El diario Le Monde ha exigido que sean juzgados todos estos crímenes ahora confesados, a los que considera 'contrarios a todas las leyes humanas, incluidas las de la guerra'. El primer ministro, Lionel Jospin, ha subrayado 'el repugnante cinismo' evidenciado por el general. El presidente de la República, Jacques Chirac, tras declararse 'horrorizado' por las confesiones del general, ha emitido un comunicado en el que, literalmente, 'condena de nuevo las atrocidades, los actos de tortura, las ejecuciones sumarias y los asesinatos que han podido cometerse durante la guerra de Argelia'. Además, asumiendo su carácter de comandante en jefe de las Fuerzas Armadas, ha ordenado al ministro de Defensa la adopción de medidas disciplinarias contra Aussaresses, y a su vez, como gran maestre de la Legión de Honor, ha pedido a la Cancillería de esta institución que el general sea expulsado de ella sin dilación.
El general explica su presencia y su actuación en Argelia en estos términos: 'El ministro residente en Argelia, Robert Lacoste, nombró al general Jacques Massu superprefecto de Argel con la misión de extirpar el terrorismo rápidamente y por todos los medios. Yo fui llamado para esto por Massu, sabiendo que, desgraciadamente, no se podía llegar a tal resultado sin ensuciarse las manos'. (...) 'Cumplí durante seis meses la misión que me fue impuesta e hice lo que en 1957 me pareció que era mi deber'.

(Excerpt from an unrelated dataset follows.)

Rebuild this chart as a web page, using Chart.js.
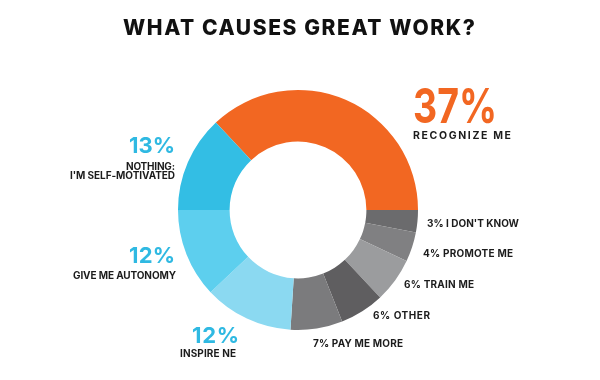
<!DOCTYPE html>
<html>
<head>
<meta charset="utf-8">
<script src="https://cdn.jsdelivr.net/npm/chart.js@4/dist/chart.umd.min.js"></script>
<style>
html,body{margin:0;padding:0;background:#fff;}
#wrap{width:600px;height:380px;position:relative;}
</style>
</head>
<body>
<div id="wrap"><canvas id="c" width="600" height="380"></canvas></div>
<script>
// ---- data ----
const categories = ["RECOGNIZE ME","I DON'T KNOW","PROMOTE ME","TRAIN ME","OTHER","PAY ME MORE","INSPIRE NE","GIVE ME AUTONOMY","NOTHING: I'M SELF-MOTIVATED"];
const values = [37,3,4,6,6,7,12,12,13];
const colors = ["#f26722","#6b6b6d","#808082","#9b9c9e","#5f5e60","#7b7b7d","#8bd9f1","#5dcfee","#33bee4"];
const title = "WHAT CAUSES GREAT WORK?";

// ---- label layout (offsets from doughnut center, in px) ----
const ORANGE="#f26722", BLUE="#2fb9e2", DARK="#1c1c1c";
const labelLayout = [
  {i:0, parts:[{t:values[0]+"%",dx:115,dy:-87,size:48,color:ORANGE,w:84,align:"left"},
               {t:categories[0],dx:115,dy:-74,size:10.5,color:DARK,w:98,align:"left",mid:true}]},
  {i:1, inline:true, dx:129, dy:14, w:92},
  {i:2, inline:true, dx:125, dy:44, w:90},
  {i:3, inline:true, dx:106, dy:75, w:70},
  {i:4, inline:true, dx:75, dy:106, w:57},
  {i:5, inline:true, dx:15, dy:134, w:90},
  {i:6, parts:[{t:values[6]+"%",dx:-106,dy:133,size:22,color:BLUE,w:47,align:"left"},
               {t:categories[6],dx:-118,dy:144,size:10,color:DARK,w:56,align:"left",mid:true}]},
  {i:7, parts:[{t:values[7]+"%",dx:-123,dy:53,size:22,color:BLUE,w:46,align:"right"},
               {t:categories[7],dx:-122,dy:66,size:10,color:DARK,w:103,align:"right",mid:true}]},
  {i:8, parts:[{t:values[8]+"%",dx:-123,dy:-57,size:22,color:BLUE,w:46,align:"right"},
               {t:"NOTHING:",dx:-123,dy:-43,size:10,color:DARK,w:49,align:"right",mid:true},
               {t:"I'M SELF-MOTIVATED",dx:-123,dy:-34,size:10,color:DARK,w:105,align:"right",mid:true}]}
];

const FONT = "Inter, 'DejaVu Sans', sans-serif";

function fitText(ctx, text, x, y, size, weight, color, targetW, align, mid){
  ctx.save();
  ctx.font = weight+" "+size+"px "+FONT;
  ctx.fillStyle = color;
  ctx.textBaseline = mid ? "middle" : "alphabetic";
  ctx.textAlign = "left";
  ctx.letterSpacing = "0px";
  const w0 = ctx.measureText(text).width;
  const n = Math.max(1, text.length-1);
  let ls = (targetW - w0)/n;
  let sx = x;
  if (align==="right") sx = x - targetW;
  else if (align==="center") sx = x - targetW/2;
  if (ls < -0.5) {
    const k = targetW / w0;
    ctx.translate(sx, y);
    ctx.scale(k, 1);
    ctx.fillText(text, 0, 0);
  } else {
    ctx.letterSpacing = ls+"px";
    ctx.fillText(text, sx, y);
  }
  ctx.restore();
}

const labelPlugin = {
  id:"labels",
  afterDraw(chart){
    const ctx = chart.ctx;
    const arc = chart.getDatasetMeta(0).data[0];
    const cx = arc.x, cy = arc.y;
    fitText(ctx, title, 299, 35, 21, "800", "#111", 352, "center", false);
    labelLayout.forEach(l=>{
      if (l.inline){
        const txt = values[l.i]+"% "+categories[l.i];
        fitText(ctx, txt, cx+l.dx, cy+l.dy, 10, "700", DARK, l.w, "left", true);
      } else {
        l.parts.forEach(p=>{
          fitText(ctx, p.t, cx+p.dx, cy+p.dy, p.size, "700", p.color, p.w, p.align, !!p.mid);
        });
      }
    });
  }
};

new Chart(document.getElementById("c"), {
  type:"doughnut",
  data:{labels:categories, datasets:[{data:values, backgroundColor:colors, borderWidth:0}]},
  options:{
    responsive:false, animation:false,
    rotation:-43.2, cutout:"57%",
    layout:{padding:{top:90,bottom:50,left:178,right:182}},
    plugins:{legend:{display:false}, tooltip:{enabled:false}, title:{display:false}}
  },
  plugins:[labelPlugin]
});
</script>
</body>
</html>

Es decir: torturar y asesinar a prisioneros desarmados, atados y ya indefensos. Triste 'deber' para un militar profesional, dispuesto a 'ensuciarse las manos' (él mismo utiliza la expresión exacta, definitoria de su actuación). De hecho, un militar de conciencia nunca puede asumir tales delitos como un deber. Por añadidura, Aussaresses, fiel seguidor del modelo de Michael Walzer en su primera parte -búsqueda del buen fin sin reparar en los pésimos medios-, incumple, en cambio, descaradamente la segunda parte del mismo modelo. Según ese modelo, ahora debería sentir sobre su conciencia el peso de 'un fuerte sentimiento de culpa' por las atrocidades que cometió. No hay tal, ni nunca lo hubo, ni siente ni sintió arrepentimiento alguno, según él mismo reconoce con la desvergüenza que caracteriza a este tipo de militares, cuyas actuaciones no honran en absoluto a ningún Ejército, ya sea argentino, francés o de cualquier otro país.
Pese a la tortura y al crimen, Francia perdió Argelia. Sin crimen y sin tortura la hubiera perdido también. Pero lo hubiera hecho con mayor dignidad, y hoy el Ejército francés no tendría que contemplar ante el espejo de su historia la triste imagen de lo que hicieron algunos de sus hombres más de cuarenta años atrás.